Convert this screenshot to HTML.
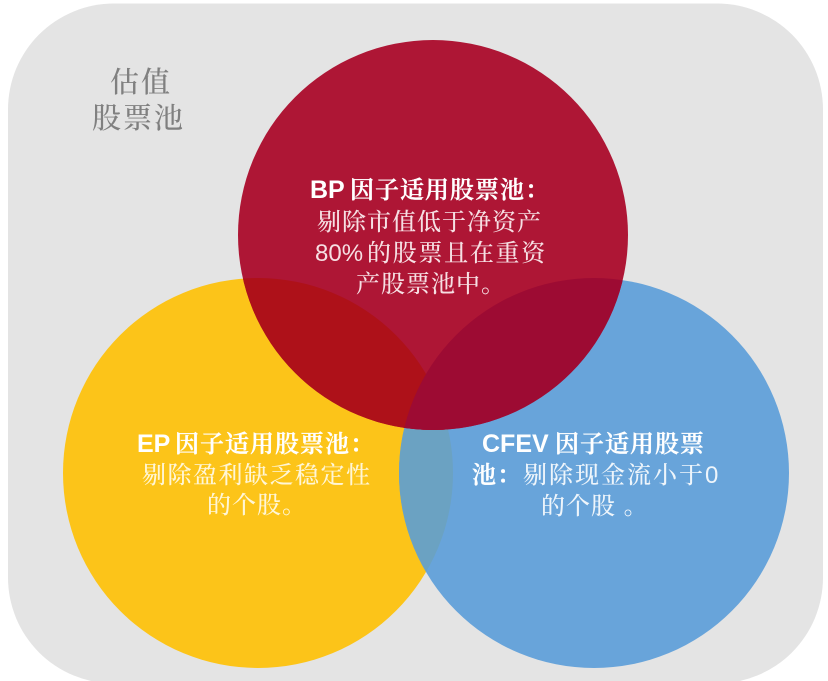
<!DOCTYPE html>
<html lang="zh">
<head>
<meta charset="utf-8">
<title>估值股票池</title>
<style>
html,body{margin:0;padding:0;background:#fff;width:828px;height:681px;overflow:hidden}
svg{display:block;filter:blur(.35px)}
text{font-family:"Liberation Sans","Noto Serif CJK SC",serif;font-size:24px;letter-spacing:1px;white-space:pre;font-weight:500}
.t{fill:#fff;font-weight:700;font-size:25px;letter-spacing:0}
.t tspan{font-size:24px;letter-spacing:1px;font-weight:600;stroke:#fff;stroke-width:.35px}
.r{fill:#f6dfe3}
.y{fill:#fff6d6}
.b{fill:#eef5fb}
.g{fill:#808080;font-size:29px;letter-spacing:2px}
</style>
</head>
<body>
<svg width="828" height="681" viewBox="0 0 828 681" xmlns="http://www.w3.org/2000/svg">
<defs>
<clipPath id="cy"><circle cx="258" cy="473" r="195"/></clipPath>
<clipPath id="cr"><circle cx="433" cy="235" r="195"/></clipPath>
</defs>
<rect x="8" y="3.5" width="815" height="680" rx="106" ry="106" fill="#e4e4e4"/>
<circle cx="258" cy="473" r="195" fill="#fcc419"/>
<circle cx="594" cy="473" r="195" fill="#68a4da"/>
<circle cx="594" cy="473" r="195" fill="#6ba2c2" clip-path="url(#cy)"/>
<circle cx="433" cy="235" r="195" fill="#ae1635"/>
<circle cx="258" cy="473" r="195" fill="#ae1119" clip-path="url(#cr)"/>
<circle cx="594" cy="473" r="195" fill="#9d0b33" clip-path="url(#cr)"/>

<text class="g" x="110" y="92">估值</text>
<text class="g" x="92" y="128">股票池</text>

<text class="t" x="310" y="198">BP<tspan x="350">因子适用股票池：</tspan></text>
<text class="r" x="317" y="230">剔除市值低于净资产</text>
<text class="r" x="315" y="261" style="letter-spacing:0">80%<tspan dx="4" style="letter-spacing:1.7px">的股票且在重资</tspan></text>
<text class="r" x="356" y="292">产股票池中。</text>

<text class="t" x="137" y="452">EP<tspan x="175">因子适用股票池：</tspan></text>
<text class="y" x="142" y="483" style="letter-spacing:1.5px">剔除盈利缺乏稳定性</text>
<text class="y" x="207" y="513">的个股。</text>

<text class="t" x="482" y="452">CFEV<tspan x="555">因子适用股票</tspan></text>
<text class="t" x="472" y="483"><tspan>池：</tspan><tspan x="523" style="stroke:none;font-weight:500;fill:#eef5fb;letter-spacing:2px">剔除现金流小于0</tspan></text>
<text class="b" x="541" y="514">的个股 。</text>
</svg>
</body>
</html>
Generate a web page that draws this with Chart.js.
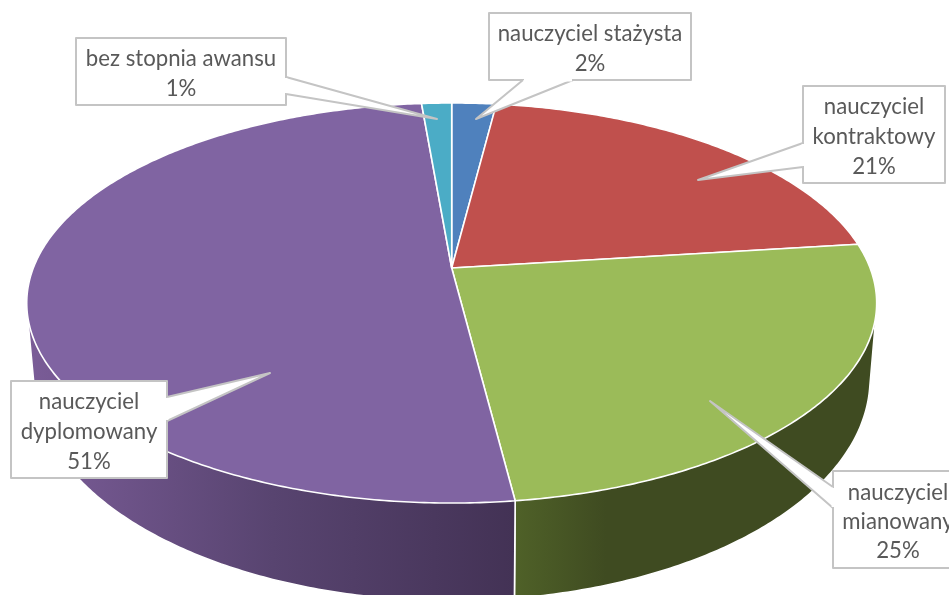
<!DOCTYPE html>
<html lang="pl">
<head>
<meta charset="utf-8">
<script src="https://cdn.jsdelivr.net/npm/chart.js@4"></script>
<style>
html,body{margin:0;padding:0;background:#fff;overflow:hidden}
canvas{display:block}
</style>
</head>
<body>
<canvas id="c" width="949" height="595"></canvas>
<script>
// --- data ---
const categories = ['nauczyciel stażysta','nauczyciel kontraktowy','nauczyciel mianowany','nauczyciel dyplomowany','bez stopnia awansu'];
const values = [2, 21, 25, 50.65, 1.35];
const labelLines = [['nauczyciel stażysta'],['nauczyciel','kontraktowy'],['nauczyciel','mianowany'],['nauczyciel','dyplomowany'],['bez stopnia awansu']];

// --- style ---
const topColors = ['#4f81bd','#c0504d','#9bbb59','#8064a2','#4bacc6'];
const wallStops = [
  [[0,'#2c4d75'],[1,'#2c4d75']],
  [[0,'#772c2a'],[1,'#772c2a']],
  [[0,'#4f6128'],[0.25,'#3f4b21'],[1,'#3f4b21']],
  [[0,'#7a5c97'],[0.5,'#584470'],[1,'#433255']],
  [[0,'#276a7c'],[1,'#276a7c']]
];
const wallGrad = [[0,949],[0,949],[515,880],[30,515],[0,949]];
// projection of the pie disc: top face and bottom rim
const topRim = {cx:451.7, y0:268, A:418.4, B:193.9, k:-0.175};
const lowRim = {cx:452, y0:340, A:411.6, B:215.2, k:-0.175};
// callouts: box [x0,y0,x1,y1], wedge polygon between box and tip, text centre, baselines
const callouts = [
  {box:[489,13,691,80], wedge:[[523,80],[476,119],[573,80]], tx:590, base:[41,71]},
  {box:[803,86,945,183], wedge:[[803,143],[698,180],[803,167]], tx:874, base:[114,144,174]},
  {box:[833,471,963,568], wedge:[[833,487],[710,401],[833,508]], tx:898, base:[500,529,558]},
  {box:[11,381,167,478], wedge:[[167,397],[270,373],[167,421]], tx:89, base:[409,439,469]},
  {box:[76,38,286,105], wedge:[[286,77],[437,119],[286,94]], tx:181, base:[66,96]}
];

function proj(p, a){
  const u = Math.cos(a), v = Math.sin(a), d = 1 + p.k * v;
  return [p.cx + p.A * u / d, p.y0 + p.B * v / d];
}
function arcPts(p, s, e){
  const n = Math.max(4, Math.ceil(Math.abs(e - s) / 0.01)), out = [];
  for (let i = 0; i <= n; i++) out.push(proj(p, s + (e - s) * i / n));
  return out;
}
function hull(pts){
  const a = pts.slice().sort((p, q) => p[0] - q[0] || p[1] - q[1]);
  const cross = (o, p, q) => (p[0]-o[0])*(q[1]-o[1]) - (p[1]-o[1])*(q[0]-o[0]);
  const lo = [], up = [];
  a.forEach(p => { while (lo.length > 1 && cross(lo[lo.length-2], lo[lo.length-1], p) <= 0) lo.pop(); lo.push(p); });
  a.slice().reverse().forEach(p => { while (up.length > 1 && cross(up[up.length-2], up[up.length-1], p) <= 0) up.pop(); up.push(p); });
  lo.pop(); up.pop();
  return lo.concat(up);
}

const pie3d = {
  id:'pie3d',
  beforeDatasetDraw(chart){
    const ctx = chart.ctx, arcs = chart.getDatasetMeta(0).data;
    ctx.save();
    ctx.lineJoin = 'round';
    // side walls
    arcs.forEach((el, i) => {
      const s = el.startAngle, e = el.endAngle;
      const pts = hull(arcPts(topRim, s, e).concat(arcPts(lowRim, e, s)));
      const g = ctx.createLinearGradient(wallGrad[i][0], 0, wallGrad[i][1], 0);
      wallStops[i].forEach(st => g.addColorStop(st[0], st[1]));
      ctx.beginPath();
      pts.forEach((q, j) => j ? ctx.lineTo(q[0], q[1]) : ctx.moveTo(q[0], q[1]));
      ctx.closePath();
      ctx.fillStyle = g; ctx.fill();
      ctx.strokeStyle = '#fff'; ctx.lineWidth = 1.6; ctx.stroke();
    });
    // top face
    arcs.forEach((el, i) => {
      const pts = arcPts(topRim, el.startAngle, el.endAngle);
      ctx.beginPath();
      ctx.moveTo(topRim.cx, topRim.y0);
      pts.forEach(q => ctx.lineTo(q[0], q[1]));
      ctx.closePath();
      ctx.fillStyle = topColors[i]; ctx.fill();
      ctx.strokeStyle = '#fff'; ctx.lineWidth = 1.6; ctx.stroke();
    });
    ctx.restore();
    return false;
  },
  afterDraw(chart){
    const ctx = chart.ctx;
    const total = values.reduce((a, b) => a + b, 0);
    ctx.save();
    ctx.lineJoin = 'round';
    callouts.forEach((c, i) => {
      const [x0, y0, x1, y1] = c.box, w = c.wedge;
      ctx.beginPath();
      ctx.rect(x0, y0, x1 - x0, y1 - y0);
      ctx.fillStyle = '#fff'; ctx.strokeStyle = '#c4c4c4'; ctx.lineWidth = 2;
      ctx.fill();
      ctx.stroke();
      ctx.beginPath();
      w.forEach((q, j) => j ? ctx.lineTo(q[0], q[1]) : ctx.moveTo(q[0], q[1]));
      ctx.closePath(); ctx.fill();
      ctx.beginPath();
      w.forEach((q, j) => j ? ctx.lineTo(q[0], q[1]) : ctx.moveTo(q[0], q[1]));
      ctx.stroke();
      // open the box border where the wedge joins it
      ctx.strokeStyle = '#fff'; ctx.lineWidth = 2.8;
      ctx.beginPath();
      const inset = (a, b) => { const dx = Math.sign(b[0]-a[0]), dy = Math.sign(b[1]-a[1]); return [[a[0]+dx,a[1]+dy],[b[0]-dx,b[1]-dy]]; };
      const seg = inset(w[0], w[2]);
      ctx.moveTo(seg[0][0], seg[0][1]); ctx.lineTo(seg[1][0], seg[1][1]);
      ctx.stroke();
      // text
      ctx.fillStyle = '#595959';
      ctx.font = '22.2px Lato';
      ctx.textAlign = 'center';
      ctx.textBaseline = 'alphabetic';
      const lines = labelLines[i].concat([Math.round(values[i] / total * 100) + '%']);
      lines.forEach((t, j) => ctx.fillText(t, c.tx, c.base[j]));
    });
    ctx.restore();
  }
};

new Chart(document.getElementById('c'), {
  type:'pie',
  data:{labels:categories, datasets:[{data:values, backgroundColor:topColors, borderColor:'#fff'}]},
  options:{
    responsive:false, animation:false,
    layout:{padding:0},
    plugins:{legend:{display:false}, tooltip:{enabled:false}}
  },
  plugins:[pie3d]
});
</script>
</body>
</html>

- WHAT THE EXERCISE ASKS: Begin at the line that has "Generate a web", stop after the line that has "const labelLines = [['nauczyciel", and reproduce every line between them exactly and nothing else. Pictures stay out of the copy.

- EXERCISE RESULT:
Generate a web page that draws this with Chart.js.
<!DOCTYPE html>
<html lang="pl">
<head>
<meta charset="utf-8">
<script src="https://cdn.jsdelivr.net/npm/chart.js@4"></script>
<style>
html,body{margin:0;padding:0;background:#fff;overflow:hidden}
canvas{display:block}
</style>
</head>
<body>
<canvas id="c" width="949" height="595"></canvas>
<script>
// --- data ---
const categories = ['nauczyciel stażysta','nauczyciel kontraktowy','nauczyciel mianowany','nauczyciel dyplomowany','bez stopnia awansu'];
const values = [2, 21, 25, 50.65, 1.35];
const labelLines = [['nauczyciel stażysta'],['nauczyciel','kontraktowy'],['nauczyciel','mianowany'],['nauczyciel','dyplomowany'],['bez stopnia awansu']];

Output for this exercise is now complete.